Ken Jung shrugged. ‘If we have to,’ he said defensively. ‘Remember, if the suicide bombers have left, if they’re already on their way here, then — if we manage to find them — we’ll need to contain them quickly if we’re gonna have any chance of stopping them. We won’t have any idea of when they were injected, or how long we have until the spores erupt. Of course we’ll try and quarantine them if possible, but if not’ — he shrugged his shoulders again — ‘well, we know that intense heat will destroy the virus.’

‘I can only imagine how that’s going to play on the evening news,’ Abrams said, shaking her head sadly. But what choice did she have? Mobile HAZMAT units were already on their way to the nation’s busiest airports — low-key, to avoid bringing any attention on themselves — and USAMRIID were preparing to tackle the virus if it ever got out into the open.

Security was being scaled up at all ingress points to the United States, and medical personnel were being recalled from leave across the country. Abrams knew they wouldn’t be able to keep such a mobilization away from the press for long; she just hoped it would be long enough.

Still shaking her head, she picked up the phone and placed a call to Olsen. ‘Pete,’ she said, ‘I need you to initiate something immediately.’ She paused, gathering herself before she continued. ‘I need you to get teams to every airport. Armed with flamethrowers.’ There was a beat pause as Olsen responded. ‘Yes, you heard me right,’ Abrams said. ‘Heat kills the virus and — Heaven help us — those awful weapons might be our last chance, if it gets to that stage.’

After Olsen confirmed the order, Abrams replaced the receiver and looked at the experts gathered round her. ‘Now,’ she sighed, ‘does anybody have any good news?’

The men and women sat around the table in the Oval Office looked at one another, but nobody said a word.

2

As the Eurofighter Typhoon continued its supersonic cruise across the barren deserts of the Saudi interior, Cole tried to think about what he was going to do when the aircraft was in position, tried to concentrate on his future actions.

And yet all he could think about was the past.

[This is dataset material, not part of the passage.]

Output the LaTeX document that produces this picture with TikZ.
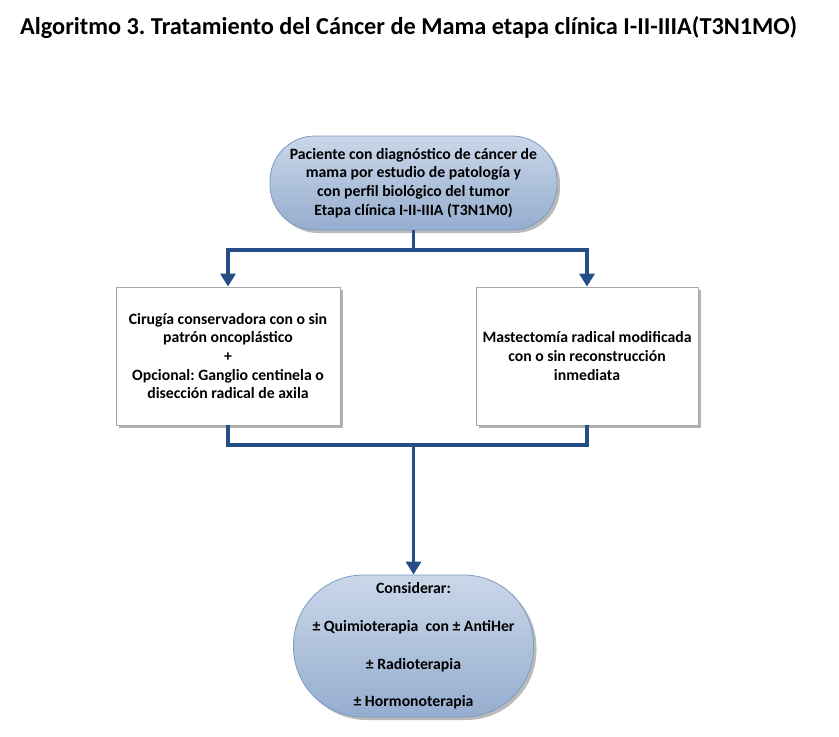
\documentclass[tikz,border=0pt]{standalone}
\usepackage{fontspec}
\setmainfont{Carlito}
\frenchspacing
\usetikzlibrary{arrows.meta,shadows,calc}
\definecolor{conncol}{HTML}{254E87}
\definecolor{topfill}{HTML}{CAD7E9}
\definecolor{botfill}{HTML}{95ADCF}
\definecolor{edgecol}{HTML}{7E9AC2}
\begin{document}
\begin{tikzpicture}[x=1bp,y=-1bp,
  txt/.style={font=\bfseries\fontsize{15.8}{18.7}\selectfont, align=center, text=black},
  term/.style={txt, draw=edgecol, line width=0.8bp, top color=topfill, bottom color=botfill,
    drop shadow={shadow xshift=3bp, shadow yshift=-3bp, opacity=0.45, fill=black!60}},
  procbox/.style={txt, draw=black!35, line width=0.8bp, fill=white,
    drop shadow={shadow xshift=3bp, shadow yshift=-3bp, opacity=0.55, fill=black!55}},
  conn/.style={draw=conncol, line width=3.5bp},
  arr/.style={conn, -{Triangle[length=13bp,width=15bp]}}
]
\useasboundingbox (0,0) rectangle (839,737);
\node[anchor=base west, font=\bfseries\fontsize{24.4}{28}\selectfont, inner sep=0pt] (title) at (20,35)
  {Algoritmo 3. Tratamiento del Cáncer de Mama etapa clínica I-II-IIIA(T3N1MO)};

\node[term, rounded corners=45bp, minimum width=287bp, minimum height=94bp, inner sep=0pt] (top) at (413.5,183)
  {Paciente con diagnóstico de cáncer de\\mama por estudio de patología y\\con perfil biológico del tumor\\Etapa clínica I-II-IIIA (T3N1M0)};

\node[procbox, minimum width=224bp, minimum height=138bp, inner sep=0pt] (left) at (228,356)
  {Cirugía conservadora con o sin\\patrón oncoplástico\\+\\Opcional: Ganglio centinela o\\disección radical de axila};

\node[procbox, minimum width=222bp, minimum height=138bp, inner sep=0pt] (right) at (587,356)
  {Mastectomía radical modificada\\con o sin reconstrucción\\inmediata};

\node[term, rounded corners=70bp, minimum width=240bp, minimum height=142bp, inner sep=0pt] (bot) at (413.5,646)
  {Considerar:\\[19bp]± Quimioterapia\ \ con ± AntiHer\\[19bp]± Radioterapia\\[19bp]± Hormonoterapia};

\coordinate (j1) at (413.5,250);
\coordinate (j2) at (413.5,445);

\draw[conn] (top.south) -- (j1);
\draw[arr] (j1) -| (left.north);
\draw[arr] (j1) -| (right.north);
\draw[conn] (left.south) |- (j2) -| (right.south);
\draw[arr] (j2) -- (bot.north);
\end{tikzpicture}
\end{document}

The journey reminded him far too much of his last supersonic flight, aboard the secret US airplane known as the Aurora — a craft which had delivered him from Andrews Air Force Base outside Washington DC to the cold skies above Kreith in Austria. A hypersonic journey of over four thousand miles in little more than an hour, which had ended when he’d been jettisoned from the bomb bay doors at 120,000 feet. A suicidal jump, but one he’d survived; he’d had to, he’d thought at the time — the lives of his family depended upon it.

And yet he’d failed to save them, could see even now how their heads erupted from the gunshots, how the blood had flown across the pine-walled games room of his old friend’s house. A house he had thought was safe; a friend he had thought he could trust.

The images poured through his mind, and he was unable to stop them; he’d done so well up until now, managed to avoid the dreams, avoid the thoughts, the nightmares, the fears. But now all of the adrenalin and stress of recent events was erupting within him, threatening once more to push him over the edge, drag him back to where he was when he’d been slowly killing himself in the bars and nightclubs of Thailand.